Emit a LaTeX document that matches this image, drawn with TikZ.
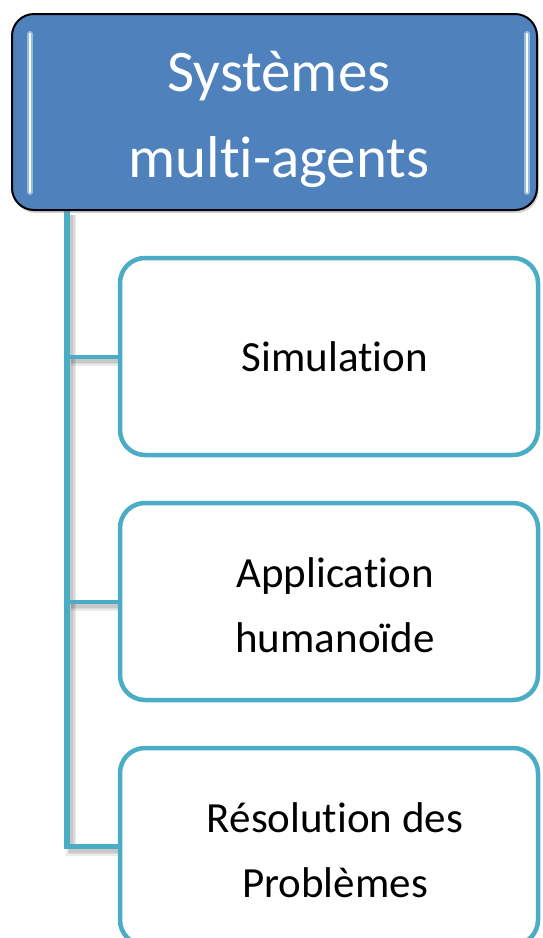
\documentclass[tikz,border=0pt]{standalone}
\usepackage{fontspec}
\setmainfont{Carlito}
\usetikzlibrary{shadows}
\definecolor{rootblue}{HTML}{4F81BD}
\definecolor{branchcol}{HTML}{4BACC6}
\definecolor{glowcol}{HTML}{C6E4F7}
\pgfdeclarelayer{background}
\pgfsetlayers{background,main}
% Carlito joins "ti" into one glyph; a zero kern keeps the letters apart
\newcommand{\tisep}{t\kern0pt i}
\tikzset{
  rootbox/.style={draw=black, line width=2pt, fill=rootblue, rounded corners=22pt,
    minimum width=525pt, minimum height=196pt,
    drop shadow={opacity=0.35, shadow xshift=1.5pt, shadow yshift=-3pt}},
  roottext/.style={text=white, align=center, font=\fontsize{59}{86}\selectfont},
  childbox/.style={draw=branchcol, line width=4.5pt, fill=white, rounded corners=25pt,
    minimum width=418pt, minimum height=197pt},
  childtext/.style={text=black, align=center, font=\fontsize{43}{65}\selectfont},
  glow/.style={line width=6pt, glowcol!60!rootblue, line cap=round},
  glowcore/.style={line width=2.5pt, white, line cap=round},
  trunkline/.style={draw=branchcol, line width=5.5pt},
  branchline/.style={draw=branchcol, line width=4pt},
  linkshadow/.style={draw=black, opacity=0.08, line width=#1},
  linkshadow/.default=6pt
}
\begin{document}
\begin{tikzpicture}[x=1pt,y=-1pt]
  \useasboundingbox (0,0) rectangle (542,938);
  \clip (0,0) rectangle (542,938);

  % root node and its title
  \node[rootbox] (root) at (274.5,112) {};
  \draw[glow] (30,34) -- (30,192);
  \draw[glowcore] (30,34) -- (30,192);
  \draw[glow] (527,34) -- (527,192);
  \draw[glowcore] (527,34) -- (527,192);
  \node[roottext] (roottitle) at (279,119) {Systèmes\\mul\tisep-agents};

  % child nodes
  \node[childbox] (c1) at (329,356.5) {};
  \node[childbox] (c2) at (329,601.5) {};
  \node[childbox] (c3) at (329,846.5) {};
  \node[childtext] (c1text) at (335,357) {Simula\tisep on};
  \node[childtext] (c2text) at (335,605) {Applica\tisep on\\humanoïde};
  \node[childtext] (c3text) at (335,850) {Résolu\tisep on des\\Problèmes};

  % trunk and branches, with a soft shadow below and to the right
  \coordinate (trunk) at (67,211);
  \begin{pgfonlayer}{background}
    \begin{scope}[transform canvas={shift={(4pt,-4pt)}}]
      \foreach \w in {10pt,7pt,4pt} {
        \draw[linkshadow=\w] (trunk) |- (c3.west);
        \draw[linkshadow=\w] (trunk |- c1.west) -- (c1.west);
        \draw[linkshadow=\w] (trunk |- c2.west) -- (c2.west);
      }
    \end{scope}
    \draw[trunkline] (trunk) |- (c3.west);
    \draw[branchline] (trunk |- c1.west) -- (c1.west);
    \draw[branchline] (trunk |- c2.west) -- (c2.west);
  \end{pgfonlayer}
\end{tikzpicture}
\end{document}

▶ Work instructions
Repeat the material exactly as it reads, without any of its pictures.

▶ Answer for the task
Emit a LaTeX document that matches this image, drawn with TikZ.
\documentclass[tikz,border=0pt]{standalone}
\usepackage{fontspec}
\setmainfont{Carlito}
\usetikzlibrary{shadows}
\definecolor{rootblue}{HTML}{4F81BD}
\definecolor{branchcol}{HTML}{4BACC6}
\definecolor{glowcol}{HTML}{C6E4F7}
\pgfdeclarelayer{background}
\pgfsetlayers{background,main}
% Carlito joins "ti" into one glyph; a zero kern keeps the letters apart
\newcommand{\tisep}{t\kern0pt i}
\tikzset{
  rootbox/.style={draw=black, line width=2pt, fill=rootblue, rounded corners=22pt,
    minimum width=525pt, minimum height=196pt,
    drop shadow={opacity=0.35, shadow xshift=1.5pt, shadow yshift=-3pt}},
  roottext/.style={text=white, align=center, font=\fontsize{59}{86}\selectfont},
  childbox/.style={draw=branchcol, line width=4.5pt, fill=white, rounded corners=25pt,
    minimum width=418pt, minimum height=197pt},
  childtext/.style={text=black, align=center, font=\fontsize{43}{65}\selectfont},
  glow/.style={line width=6pt, glowcol!60!rootblue, line cap=round},
  glowcore/.style={line width=2.5pt, white, line cap=round},
  trunkline/.style={draw=branchcol, line width=5.5pt},
  branchline/.style={draw=branchcol, line width=4pt},
  linkshadow/.style={draw=black, opacity=0.08, line width=#1},
  linkshadow/.default=6pt
}
\begin{document}
\begin{tikzpicture}[x=1pt,y=-1pt]
  \useasboundingbox (0,0) rectangle (542,938);
  \clip (0,0) rectangle (542,938);

  % root node and its title
  \node[rootbox] (root) at (274.5,112) {};
  \draw[glow] (30,34) -- (30,192);
  \draw[glowcore] (30,34) -- (30,192);
  \draw[glow] (527,34) -- (527,192);
  \draw[glowcore] (527,34) -- (527,192);
  \node[roottext] (roottitle) at (279,119) {Systèmes\\mul\tisep-agents};

  % child nodes
  \node[childbox] (c1) at (329,356.5) {};
  \node[childbox] (c2) at (329,601.5) {};
  \node[childbox] (c3) at (329,846.5) {};
  \node[childtext] (c1text) at (335,357) {Simula\tisep on};
  \node[childtext] (c2text) at (335,605) {Applica\tisep on\\humanoïde};
  \node[childtext] (c3text) at (335,850) {Résolu\tisep on des\\Problèmes};

  % trunk and branches, with a soft shadow below and to the right
  \coordinate (trunk) at (67,211);
  \begin{pgfonlayer}{background}
    \begin{scope}[transform canvas={shift={(4pt,-4pt)}}]
      \foreach \w in {10pt,7pt,4pt} {
        \draw[linkshadow=\w] (trunk) |- (c3.west);
        \draw[linkshadow=\w] (trunk |- c1.west) -- (c1.west);
        \draw[linkshadow=\w] (trunk |- c2.west) -- (c2.west);
      }
    \end{scope}
    \draw[trunkline] (trunk) |- (c3.west);
    \draw[branchline] (trunk |- c1.west) -- (c1.west);
    \draw[branchline] (trunk |- c2.west) -- (c2.west);
  \end{pgfonlayer}
\end{tikzpicture}
\end{document}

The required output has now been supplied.